WHAT YOU WILL DO
Give a verbatim copy of the lines below, minus the pictures.

DATA PROVIDED
[START]

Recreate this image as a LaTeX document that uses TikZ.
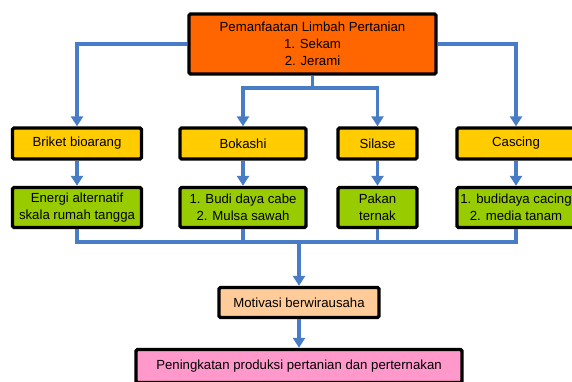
\documentclass[tikz,border=0pt]{standalone}
\usepackage{fontspec}
\setmainfont{Liberation Sans}
\usetikzlibrary{arrows.meta}

\definecolor{oranye}{RGB}{255,102,0}
\definecolor{kuning}{RGB}{255,204,0}
\definecolor{hijau}{RGB}{153,204,0}
\definecolor{krem}{RGB}{255,204,153}
\definecolor{merahmuda}{RGB}{255,153,204}
\definecolor{garis}{RGB}{72,124,198}

\tikzstyle{kotak}=[draw,black,line width=3.4pt,rounded corners=1.5pt,inner sep=0pt,align=center,font=\fontsize{13.2}{17}\selectfont]
\tikzstyle{link}=[garis,line width=3.6pt]
\tikzstyle{panah}=[link,-{Triangle[width=12pt,length=10pt]}]

\begin{document}
\begin{tikzpicture}[x=1pt,y=-1pt]
    \useasboundingbox (0,0) rectangle (572,381);
    % kotak utama
    \node (limbah)[kotak,fill=oranye,minimum width=247pt,minimum height=60pt] at (312.5,44) {Pemanfaatan Limbah Pertanian\\1. Sekam\\2. Jerami};
    % baris produk
    \node (briket)[kotak,fill=kuning,minimum width=129pt,minimum height=31pt] at (77,143.5) {Briket bioarang};
    \node (bokashi)[kotak,fill=kuning,minimum width=126pt,minimum height=31pt] at (243,143.5) {Bokashi};
    \node (silase)[kotak,fill=kuning,minimum width=79pt,minimum height=31pt] at (377.5,143.5) {Silase};
    \node (cascing)[kotak,fill=kuning,minimum width=118pt,minimum height=31pt] at (516,143.5) {Cascing};
    % baris manfaat
    \node (energi)[kotak,fill=hijau,minimum width=129pt,minimum height=40pt] at (77,207.5) {Energi alternatif\\skala rumah tangga};
    \node (budidaya)[kotak,fill=hijau,minimum width=126pt,minimum height=40pt] at (243,207.5) {1. Budi daya cabe\\2. Mulsa sawah};
    \node (pakan)[kotak,fill=hijau,minimum width=79pt,minimum height=40pt] at (377.5,207.5) {Pakan\\ternak};
    \node (cacing)[kotak,fill=hijau,minimum width=118pt,minimum height=40pt] at (516,207.5) {1. budidaya cacing\\2. media tanam};
    % hasil akhir
    \node (motivasi)[kotak,fill=krem,minimum width=160pt,minimum height=30pt] at (299,302.5) {Motivasi berwirausaha};
    \node (hasil)[kotak,fill=merahmuda,minimum width=326pt,minimum height=33pt] at (299,366) {Peningkatan produksi pertanian dan perternakan};
    \coordinate (cabang) at (312.5,88);
    \coordinate (gabung) at (299,242);
    % penghubung
    \draw[panah] (limbah.west) -| (briket.north);
    \draw[panah] (limbah.east) -| (cascing.north);
    \draw[link] (limbah.south) -- (cabang);
    \draw[panah] (cabang) -| (bokashi.north);
    \draw[panah] (cabang) -| (silase.north);
    \draw[panah] (briket) -- (energi);
    \draw[panah] (bokashi) -- (budidaya);
    \draw[panah] (silase) -- (pakan);
    \draw[panah] (cascing) -- (cacing);
    \draw[link] (energi.south) |- (gabung);
    \draw[link] (budidaya.south) |- (gabung);
    \draw[link] (pakan.south) |- (gabung);
    \draw[link] (cacing.south) |- (gabung);
    \draw[panah] (gabung) -- (motivasi);
    \draw[panah] (motivasi) -- (hasil);
\end{tikzpicture}
\end{document}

[END]

WRITTEN ANSWER
Recreate this image as a LaTeX document that uses TikZ.
\documentclass[tikz,border=0pt]{standalone}
\usepackage{fontspec}
\setmainfont{Liberation Sans}
\usetikzlibrary{arrows.meta}

\definecolor{oranye}{RGB}{255,102,0}
\definecolor{kuning}{RGB}{255,204,0}
\definecolor{hijau}{RGB}{153,204,0}
\definecolor{krem}{RGB}{255,204,153}
\definecolor{merahmuda}{RGB}{255,153,204}
\definecolor{garis}{RGB}{72,124,198}

\tikzstyle{kotak}=[draw,black,line width=3.4pt,rounded corners=1.5pt,inner sep=0pt,align=center,font=\fontsize{13.2}{17}\selectfont]
\tikzstyle{link}=[garis,line width=3.6pt]
\tikzstyle{panah}=[link,-{Triangle[width=12pt,length=10pt]}]

\begin{document}
\begin{tikzpicture}[x=1pt,y=-1pt]
    \useasboundingbox (0,0) rectangle (572,381);
    % kotak utama
    \node (limbah)[kotak,fill=oranye,minimum width=247pt,minimum height=60pt] at (312.5,44) {Pemanfaatan Limbah Pertanian\\1. Sekam\\2. Jerami};
    % baris produk
    \node (briket)[kotak,fill=kuning,minimum width=129pt,minimum height=31pt] at (77,143.5) {Briket bioarang};
    \node (bokashi)[kotak,fill=kuning,minimum width=126pt,minimum height=31pt] at (243,143.5) {Bokashi};
    \node (silase)[kotak,fill=kuning,minimum width=79pt,minimum height=31pt] at (377.5,143.5) {Silase};
    \node (cascing)[kotak,fill=kuning,minimum width=118pt,minimum height=31pt] at (516,143.5) {Cascing};
    % baris manfaat
    \node (energi)[kotak,fill=hijau,minimum width=129pt,minimum height=40pt] at (77,207.5) {Energi alternatif\\skala rumah tangga};
    \node (budidaya)[kotak,fill=hijau,minimum width=126pt,minimum height=40pt] at (243,207.5) {1. Budi daya cabe\\2. Mulsa sawah};
    \node (pakan)[kotak,fill=hijau,minimum width=79pt,minimum height=40pt] at (377.5,207.5) {Pakan\\ternak};
    \node (cacing)[kotak,fill=hijau,minimum width=118pt,minimum height=40pt] at (516,207.5) {1. budidaya cacing\\2. media tanam};
    % hasil akhir
    \node (motivasi)[kotak,fill=krem,minimum width=160pt,minimum height=30pt] at (299,302.5) {Motivasi berwirausaha};
    \node (hasil)[kotak,fill=merahmuda,minimum width=326pt,minimum height=33pt] at (299,366) {Peningkatan produksi pertanian dan perternakan};
    \coordinate (cabang) at (312.5,88);
    \coordinate (gabung) at (299,242);
    % penghubung
    \draw[panah] (limbah.west) -| (briket.north);
    \draw[panah] (limbah.east) -| (cascing.north);
    \draw[link] (limbah.south) -- (cabang);
    \draw[panah] (cabang) -| (bokashi.north);
    \draw[panah] (cabang) -| (silase.north);
    \draw[panah] (briket) -- (energi);
    \draw[panah] (bokashi) -- (budidaya);
    \draw[panah] (silase) -- (pakan);
    \draw[panah] (cascing) -- (cacing);
    \draw[link] (energi.south) |- (gabung);
    \draw[link] (budidaya.south) |- (gabung);
    \draw[link] (pakan.south) |- (gabung);
    \draw[link] (cacing.south) |- (gabung);
    \draw[panah] (gabung) -- (motivasi);
    \draw[panah] (motivasi) -- (hasil);
\end{tikzpicture}
\end{document}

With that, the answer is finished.